Protecting endangered species is important to maintain biodiversity in an increasingly unstable environment. We don’t know what the future holds or where our next medicine will come from and every unique adaptive genetic pattern may hold unforeseen importance. It is important to protect keystone species which are foundational to ecosystem balance. Natural selection has its place, but when humans are wiping out mass quantities of biodiversity and the only reliable survival trait any species has is how effectively it can survive on human waste, a lot of potentially valuable genetic coding is being lost. To the best of our ability, we should attempt to protect the existence of all endangered species because we do not yet fully understand every interaction a single species has on its surroundings of the potentially irreparable damage the the ecosystem which could be caused by the removal of any one species. When it is not possible to save all endangered species, a decision must be made to focus on protecting the important species which are known to be crucial aspects of the ecosystem of which we are also a part. 

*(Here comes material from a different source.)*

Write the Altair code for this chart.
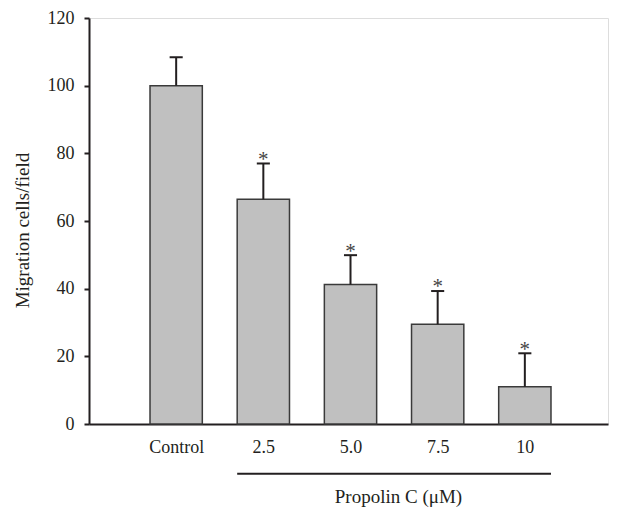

For example, if sea acidity continues to increase, it will reach a level high enough to wipe out all sea algae at once. When this happens we will lose half of the oxygen producing plant life on the planet and large mammals such as humans will disappear shortly after. Sea algae is therefore a keystone species which should be protected if we value our own continued existence.

Cute and colourful rare birds probably don’t fit into that category. The Orange-bellied Parrot isn’t even a particularly well known Australian iconic animal. The main thing it has going for it is that it is pretty, and I’d like to live in a world where we don’t just let all the beautiful things die just because they aren’t profitable.